● **Short exercise**
Pull every line containing "that" out of the material below.

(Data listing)

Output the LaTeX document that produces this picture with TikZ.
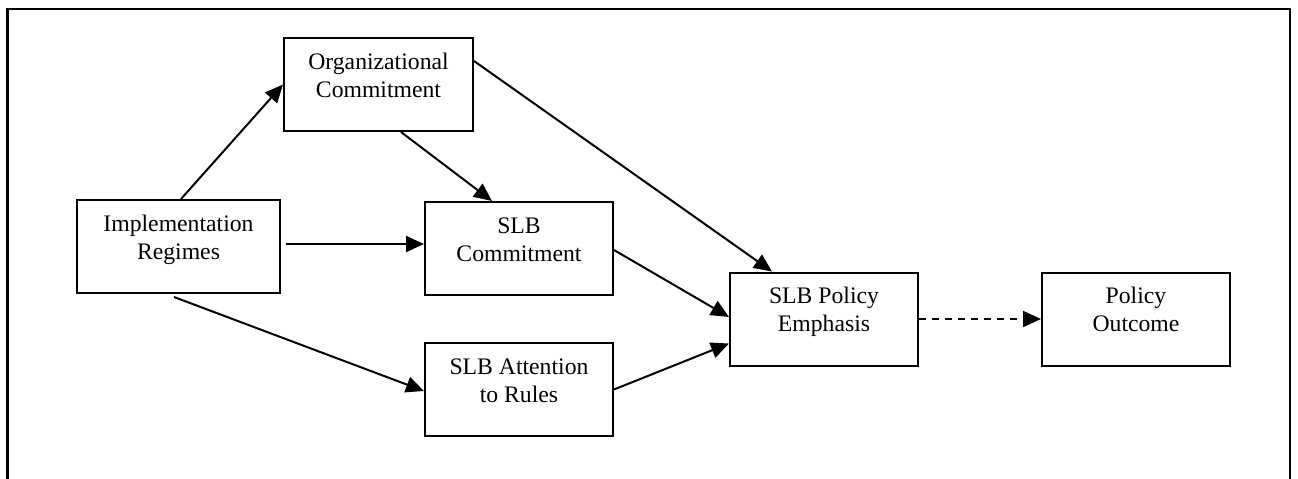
\documentclass[tikz,border=0pt]{standalone}
\usepackage{fontspec}
\setmainfont{Liberation Serif}
\usetikzlibrary{arrows.meta}
\begin{document}
\begin{tikzpicture}[x=0.5pt,y=-0.5pt,
  box/.style={draw, line width=1pt, minimum height=46.5pt, minimum width=94pt, inner sep=0pt},
  lbl/.style={anchor=north, align=center, inner sep=0pt, font=\fontsize{11.85}{14}\selectfont},
  conn/.style={line width=1pt, -{Triangle[length=9pt,width=8pt]}},
  dashconn/.style={conn, dash pattern=on 3.5pt off 3pt},
]
\useasboundingbox (0,0) rectangle (1298,478);
\draw[line width=1.1pt] (7.5,480) -- (7.5,9) -- (1290,9) -- (1290,480);

\node[box, minimum width=94.5pt] (org) at (378.5,84.5) {};
\node[box, minimum width=101.5pt] (impl) at (178.5,246.5) {};
\node[box] (slbc) at (519,248.5) {};
\node[box] (slba) at (519,389.5) {};
\node[box] (emph) at (824,319) {};
\node[box] (outc) at (1136,319) {};

\node[lbl] (orgT) at (378.5,53) {Organizational\\Commitment};
\node[lbl] (implT) at (178.5,215) {Implementation\\Regimes};
\node[lbl] (slbcT) at (519,217) {SLB\\Commitment};
\node[lbl] (slbaT) at (519,358) {SLB Attention\\to Rules};
\node[lbl] (emphT) at (824,287) {SLB Policy\\Emphasis};
\node[lbl] (outcT) at (1136,287) {Policy\\Outcome};

\draw[conn] ([xshift=52.5pt]impl.north west) -- (org.west);
\draw[conn] ([xshift=59pt]org.south west) -- ([xshift=34pt]slbc.north west);
\draw[conn] ([yshift=-12pt]org.north east) -- ([xshift=21.5pt]emph.north west);
\draw[conn] ([xshift=2.5pt,yshift=1.25pt]impl.east) -- ([yshift=2.25pt]slbc.west);
\draw[conn] ([xshift=49pt,yshift=-1.5pt]impl.south west) -- ([yshift=-0.75pt]slba.west);
\draw[conn] ([yshift=-0.75pt]slbc.east) -- ([yshift=1pt]emph.west);
\draw[conn] (slba.east) -- ([yshift=11.5pt]emph.south west);
\draw[dashconn] (emph.east) -- (outc.west);
\end{tikzpicture}
\end{document}
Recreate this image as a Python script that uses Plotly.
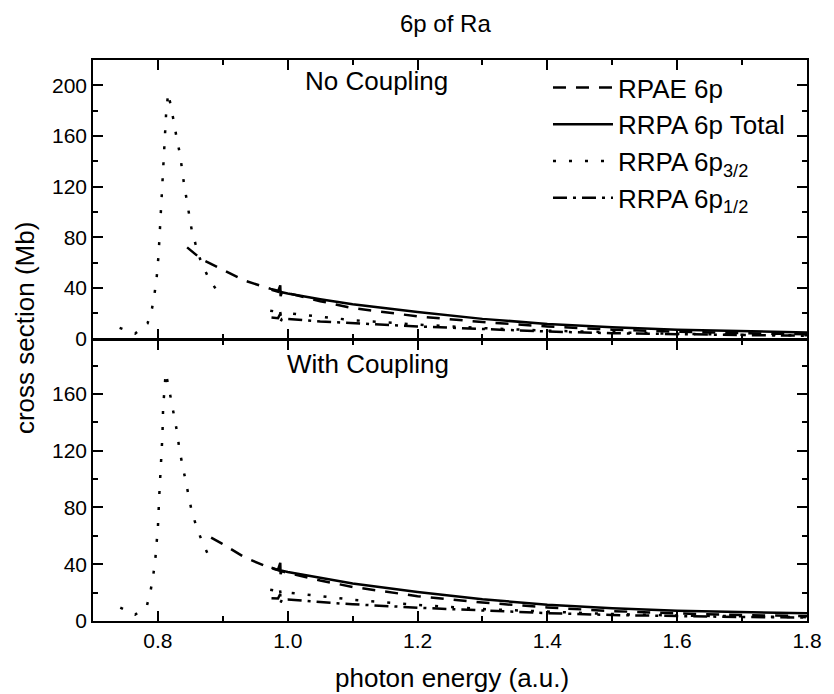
import plotly.graph_objects as go

# ---------------- data ----------------
# Top panel: No Coupling
nc_res_e = [0.741, 0.765, 0.784, 0.791, 0.795, 0.798, 0.801, 0.804, 0.807, 0.810, 0.813, 0.816,
            0.821, 0.825, 0.829, 0.834, 0.840, 0.844, 0.848, 0.852, 0.858, 0.865, 0.876, 0.890]
nc_res_s = [8.4, 3.9, 11.8, 24, 36, 47.6, 66, 96, 120, 157, 181, 194,
            182, 170, 158, 145.6, 123, 111, 99, 86, 74.5, 62.7, 50, 38.4]

nc_rpae_e = [0.845, 0.867, 0.893, 0.933, 0.974, 0.994, 1.05, 1.1, 1.2, 1.3, 1.4, 1.5, 1.6, 1.7, 1.8]
nc_rpae_s = [72, 62.7, 56, 45.8, 39.2, 36.6, 29.5, 24, 17.5, 13, 9.5, 7.0, 5.3, 4.2, 3.4]

nc_tot_e = [0.975, 0.985, 0.9885, 0.989, 0.991, 1.0, 1.05, 1.1, 1.2, 1.3, 1.4, 1.5, 1.6, 1.7, 1.8]
nc_tot_s = [38.5, 37, 42, 33.5, 36.5, 35.5, 31, 27, 21, 15.5, 11.5, 8.8, 7.0, 5.8, 4.8]

nc_p32_e = [0.973, 0.985, 0.9875, 0.989, 0.991, 1.0, 1.05, 1.1, 1.2, 1.3, 1.4, 1.5, 1.6, 1.7, 1.8]
nc_p32_s = [22, 21, 24, 19, 20.5, 20, 17.5, 14.5, 11, 8.2, 6.2, 4.7, 3.7, 3.0, 2.5]

nc_p12_e = [0.975, 0.985, 0.9885, 0.989, 0.991, 1.0, 1.05, 1.1, 1.2, 1.3, 1.4, 1.5, 1.6, 1.7, 1.8]
nc_p12_s = [16.5, 16, 19.6, 13.3, 15.5, 15.5, 13.5, 12, 9.5, 7.5, 5.5, 4.2, 3.3, 2.7, 2.2]

# Bottom panel: With Coupling
wc_res_e = [0.742, 0.765, 0.783, 0.789, 0.793, 0.796, 0.798, 0.800, 0.802, 0.805, 0.807, 0.808,
            0.810, 0.812, 0.817, 0.821, 0.825, 0.830, 0.833, 0.838, 0.843, 0.847, 0.852, 0.859,
            0.868, 0.880]
wc_res_s = [9.5, 4.5, 10.6, 22, 32.8, 43.4, 55, 66, 87.6, 109, 131, 150,
            163.7, 175, 164, 154, 143, 132, 121, 110, 99, 88, 77.5, 67,
            56, 44]

wc_rpae_e = [0.882, 0.898, 0.933, 0.969, 0.994, 1.05, 1.1, 1.2, 1.3, 1.4, 1.5, 1.6, 1.7, 1.8]
wc_rpae_s = [58.7, 54.7, 45, 38, 34.6, 28.5, 24, 17.5, 13, 9.5, 7.0, 5.3, 4.2, 3.4]

wc_tot_e = [0.975, 0.985, 0.9885, 0.989, 0.991, 1.0, 1.05, 1.1, 1.2, 1.3, 1.4, 1.5, 1.6, 1.7, 1.8]
wc_tot_s = [37.5, 36, 41, 33, 35.5, 34.5, 30.5, 26.5, 20.5, 15.3, 11.5, 9.0, 7.3, 6.2, 5.4]

wc_p32_e = [0.973, 0.985, 0.9875, 0.989, 0.991, 1.0, 1.05, 1.1, 1.2, 1.3, 1.4, 1.5, 1.6, 1.7, 1.8]
wc_p32_s = [22, 21, 24, 19, 20.5, 20, 17.5, 15, 11.3, 8.4, 6.4, 4.9, 3.9, 3.2, 2.7]

wc_p12_e = [0.975, 0.985, 0.9885, 0.989, 0.991, 1.0, 1.05, 1.1, 1.2, 1.3, 1.4, 1.5, 1.6, 1.7, 1.8]
wc_p12_s = [16, 15.8, 19, 13, 15, 15.2, 13.3, 11.8, 9.4, 7.4, 5.5, 4.2, 3.4, 2.8, 2.4]

x_ticks = [0.8, 1.0, 1.2, 1.4, 1.6, 1.8]
y_ticks = [0, 40, 80, 120, 160, 200]

# ---------------- styles ----------------
FONT = "Liberation Sans, Arial, sans-serif"
LW = 2.5
DASH = "13px,10px"
DOT = "3px,13px"
DASHDOT = "14px,6px,3px,6px"
K = "black"
ALW = 1.5

fig = go.Figure()

def add(x, y, dash, name, ax, show):
    fig.add_trace(go.Scatter(
        x=x, y=y, mode="lines", name=name, showlegend=show,
        line=dict(color=K, width=LW, dash=dash),
        xaxis="x" if ax == 1 else "x2", yaxis="y" if ax == 1 else "y2",
    ))

# legend traces come from top panel
add(nc_rpae_e, nc_rpae_s, DASH, "RPAE 6p", 2, True)
add(nc_tot_e, nc_tot_s, "solid", "RRPA 6p Total", 2, True)
add(nc_p32_e, nc_p32_s, DOT, "RRPA 6p<sub>3/2</sub>", 2, True)
add(nc_p12_e, nc_p12_s, DASHDOT, "RRPA 6p<sub>1/2</sub>", 2, True)
add(nc_res_e, nc_res_s, DOT, "res", 2, False)

add(wc_rpae_e, wc_rpae_s, DASH, "RPAE 6p", 1, False)
add(wc_tot_e, wc_tot_s, "solid", "RRPA 6p Total", 1, False)
add(wc_p32_e, wc_p32_s, DOT, "RRPA 6p3/2", 1, False)
add(wc_p12_e, wc_p12_s, DASHDOT, "RRPA 6p1/2", 1, False)
add(wc_res_e, wc_res_s, DOT, "res", 1, False)

PH = 561.0
split = (621 - 340) / PH

common_x = dict(range=[0.7, 1.8], showgrid=False, zeroline=False, showline=True,
                linecolor=K, linewidth=ALW, mirror="ticks", ticks="inside",
                ticklen=10, tickwidth=ALW, tickcolor=K, tickvals=x_ticks,
                minor=dict(dtick=0.1, tick0=0.7, ticks="inside", ticklen=5, tickwidth=ALW, tickcolor=K))
common_y = dict(showgrid=False, zeroline=False, showline=True, linecolor=K, linewidth=ALW,
                mirror="ticks", ticks="inside", ticklen=10, tickwidth=ALW, tickcolor=K,
                tickvals=y_ticks,
                minor=dict(dtick=20, tick0=0, ticks="inside", ticklen=5, tickwidth=ALW, tickcolor=K))

fig.update_layout(
    width=834, height=694,
    margin=dict(l=93, r=16, t=60, b=73),
    paper_bgcolor="white", plot_bgcolor="white",
    font=dict(family=FONT, size=21, color=K),
    xaxis=dict(**common_x, anchor="y", tickformat=".1f", tickfont=dict(size=21)),
    yaxis=dict(**common_y, domain=[0, split], range=[0, 198], anchor="x", tickfont=dict(size=21)),
    xaxis2=dict(**common_x, anchor="y2", showticklabels=False, matches="x"),
    yaxis2=dict(**common_y, domain=[split + ALW / PH, 1], range=[0, 220], anchor="x2",
                tickfont=dict(size=21)),
    legend=dict(x=(555 - 93) / 725.0, y=(621 - 64) / PH, xanchor="left", yanchor="top",
                bgcolor="rgba(0,0,0,0)", font=dict(size=26, family=FONT),
                tracegroupgap=0, itemwidth=60),
    showlegend=True,
    annotations=[
        dict(text="6p of Ra", x=(451 - 93) / 725.0, y=(621 - 23) / PH, xref="paper", yref="paper",
             xanchor="center", yanchor="middle", showarrow=False, font=dict(size=24, family=FONT)),
        dict(text="No Coupling", x=(381 - 93) / 725.0, y=(621 - 81) / PH, xref="paper", yref="paper",
             xanchor="center", yanchor="middle", showarrow=False, font=dict(size=26)),
        dict(text="With Coupling", x=(372 - 93) / 725.0, y=(621 - 364) / PH, xref="paper", yref="paper",
             xanchor="center", yanchor="middle", showarrow=False, font=dict(size=26)),
        dict(text="photon energy (a.u.)", x=(458 - 93) / 725.0, y=(621 - 678) / PH, xref="paper",
             yref="paper", xanchor="center", yanchor="middle", showarrow=False, font=dict(size=26)),
        dict(text="cross section (Mb)", x=(24 - 93) / 725.0, y=(621 - 328) / PH, xref="paper",
             yref="paper", xanchor="center", yanchor="middle", showarrow=False, textangle=-90,
             font=dict(size=26)),
    ],
)

fig.write_html("out.html")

● **Solved exercise**
Output the LaTeX document that produces this picture with TikZ.
Recreate this image as a Python script that uses Plotly.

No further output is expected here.